TASK TO COMPLETE
Omit all images, then return the remaining material exactly as it stands.
+---+
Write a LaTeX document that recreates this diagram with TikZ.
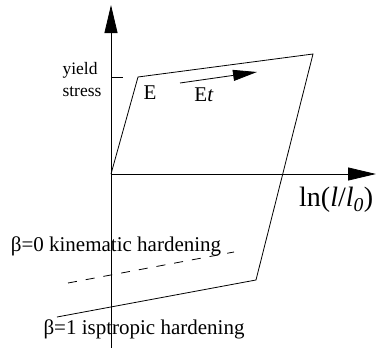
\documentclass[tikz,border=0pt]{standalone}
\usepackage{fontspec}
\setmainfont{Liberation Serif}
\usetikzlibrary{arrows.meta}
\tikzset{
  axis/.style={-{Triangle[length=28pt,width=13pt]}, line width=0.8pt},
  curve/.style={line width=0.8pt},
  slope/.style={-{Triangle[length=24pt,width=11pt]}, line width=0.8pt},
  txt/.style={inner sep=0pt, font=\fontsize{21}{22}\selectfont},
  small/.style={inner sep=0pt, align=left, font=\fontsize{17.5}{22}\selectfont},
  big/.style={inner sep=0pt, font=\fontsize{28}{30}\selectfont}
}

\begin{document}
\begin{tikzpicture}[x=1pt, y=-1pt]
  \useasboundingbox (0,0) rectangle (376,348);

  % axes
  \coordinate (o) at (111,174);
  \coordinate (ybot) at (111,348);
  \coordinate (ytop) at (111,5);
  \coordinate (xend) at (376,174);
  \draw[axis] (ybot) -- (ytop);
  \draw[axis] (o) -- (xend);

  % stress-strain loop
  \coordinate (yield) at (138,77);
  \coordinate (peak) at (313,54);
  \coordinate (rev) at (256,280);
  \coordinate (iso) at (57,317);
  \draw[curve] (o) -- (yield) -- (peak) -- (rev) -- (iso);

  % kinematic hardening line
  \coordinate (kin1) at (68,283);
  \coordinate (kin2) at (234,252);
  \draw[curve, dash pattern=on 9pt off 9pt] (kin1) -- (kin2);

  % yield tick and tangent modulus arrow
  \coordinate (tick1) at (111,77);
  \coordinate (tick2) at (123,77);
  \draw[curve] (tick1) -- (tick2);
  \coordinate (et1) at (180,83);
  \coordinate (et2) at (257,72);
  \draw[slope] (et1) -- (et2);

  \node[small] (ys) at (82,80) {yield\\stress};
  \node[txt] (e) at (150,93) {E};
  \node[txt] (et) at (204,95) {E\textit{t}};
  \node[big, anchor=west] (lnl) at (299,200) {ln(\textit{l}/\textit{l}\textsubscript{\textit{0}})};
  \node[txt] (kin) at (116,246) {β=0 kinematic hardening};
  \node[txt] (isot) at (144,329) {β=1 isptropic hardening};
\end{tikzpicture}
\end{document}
+---+
RESPONSE FOR THIS EXERCISE
Write a LaTeX document that recreates this diagram with TikZ.
\documentclass[tikz,border=0pt]{standalone}
\usepackage{fontspec}
\setmainfont{Liberation Serif}
\usetikzlibrary{arrows.meta}
\tikzset{
  axis/.style={-{Triangle[length=28pt,width=13pt]}, line width=0.8pt},
  curve/.style={line width=0.8pt},
  slope/.style={-{Triangle[length=24pt,width=11pt]}, line width=0.8pt},
  txt/.style={inner sep=0pt, font=\fontsize{21}{22}\selectfont},
  small/.style={inner sep=0pt, align=left, font=\fontsize{17.5}{22}\selectfont},
  big/.style={inner sep=0pt, font=\fontsize{28}{30}\selectfont}
}

\begin{document}
\begin{tikzpicture}[x=1pt, y=-1pt]
  \useasboundingbox (0,0) rectangle (376,348);

  % axes
  \coordinate (o) at (111,174);
  \coordinate (ybot) at (111,348);
  \coordinate (ytop) at (111,5);
  \coordinate (xend) at (376,174);
  \draw[axis] (ybot) -- (ytop);
  \draw[axis] (o) -- (xend);

  % stress-strain loop
  \coordinate (yield) at (138,77);
  \coordinate (peak) at (313,54);
  \coordinate (rev) at (256,280);
  \coordinate (iso) at (57,317);
  \draw[curve] (o) -- (yield) -- (peak) -- (rev) -- (iso);

  % kinematic hardening line
  \coordinate (kin1) at (68,283);
  \coordinate (kin2) at (234,252);
  \draw[curve, dash pattern=on 9pt off 9pt] (kin1) -- (kin2);

  % yield tick and tangent modulus arrow
  \coordinate (tick1) at (111,77);
  \coordinate (tick2) at (123,77);
  \draw[curve] (tick1) -- (tick2);
  \coordinate (et1) at (180,83);
  \coordinate (et2) at (257,72);
  \draw[slope] (et1) -- (et2);

  \node[small] (ys) at (82,80) {yield\\stress};
  \node[txt] (e) at (150,93) {E};
  \node[txt] (et) at (204,95) {E\textit{t}};
  \node[big, anchor=west] (lnl) at (299,200) {ln(\textit{l}/\textit{l}\textsubscript{\textit{0}})};
  \node[txt] (kin) at (116,246) {β=0 kinematic hardening};
  \node[txt] (isot) at (144,329) {β=1 isptropic hardening};
\end{tikzpicture}
\end{document}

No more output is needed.